METHODS: 56 children born very preterm (24-32 wk gestational age) at age 7.5 years, followed longitudinally from birth, and free of major neurodevelopmental impairments, underwent a blood collection by venipuncture. The children’s pain was self-reported using the Coloured Analog Scale and Facial Affective Scale. Parents completed the Child Behavior Checklist and State-Trait Anxiety Inventory. Pain exposure (number of invasive procedures) and clinical factors from birth to term-equivalent age were obtained prospectively. Multiple linear regression was used to predict children’s pain self-ratings from neonatal pain exposure after adjusting for neonatal clinical and concurrent psychosocial factors.

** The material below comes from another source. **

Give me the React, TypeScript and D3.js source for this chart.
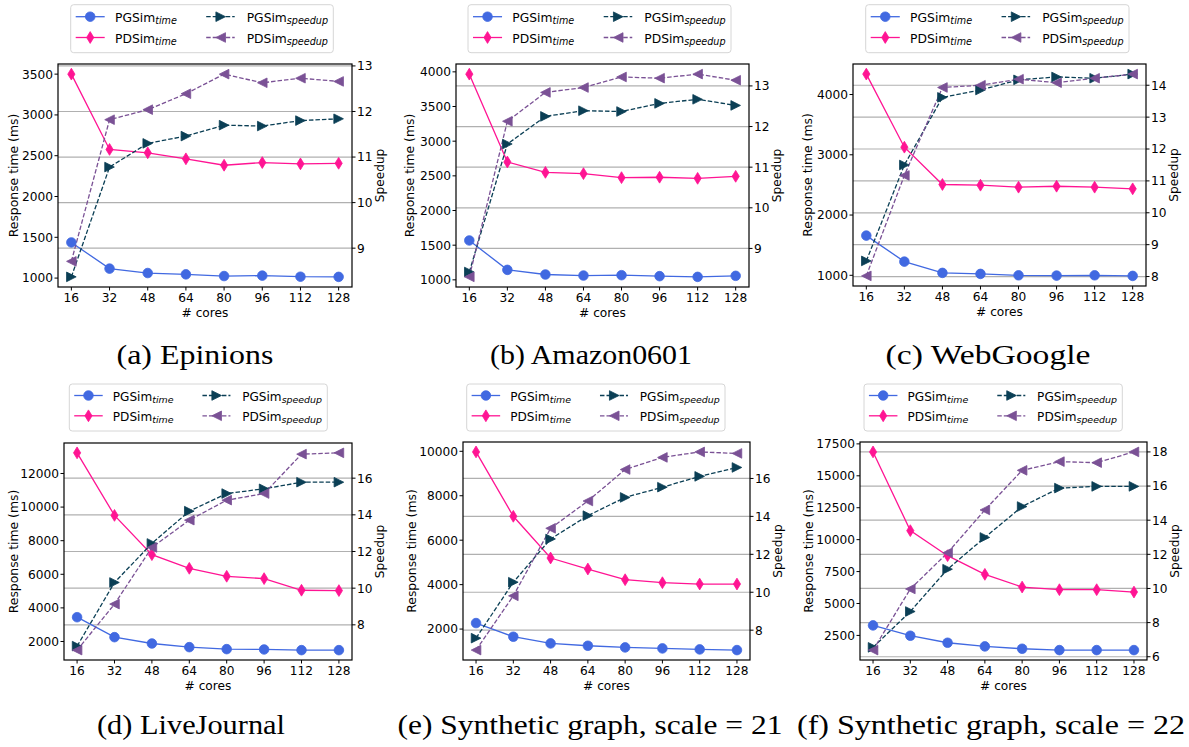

RESULTS: Greater number of neonatal invasive procedures and higher parent trait-anxiety were associated with higher pain intensity ratings during venipuncture at age 7.5 years. Fewer surgeries and lower concurrent child externalizing behaviors were associated with higher pain intensity.
In very preterm children, exposure to neonatal pain was related to altered pain self-ratings at school age, independent of other neonatal factors. Neonatal surgeries and concurrent psychosocial factors were also associated with pain ratings.
Valeri, B.O., Ranger, M., Chau, C.M., Cepeda, I.L., Synnes, A., Linhares, M.B. and Grunau, R.E. (2016) Neonatal Invasive Procedures Predict Pain Intensity at School Age in Children Born Very Preterm. The Clinical Journal of Pain. January 18th. [epub ahead of print].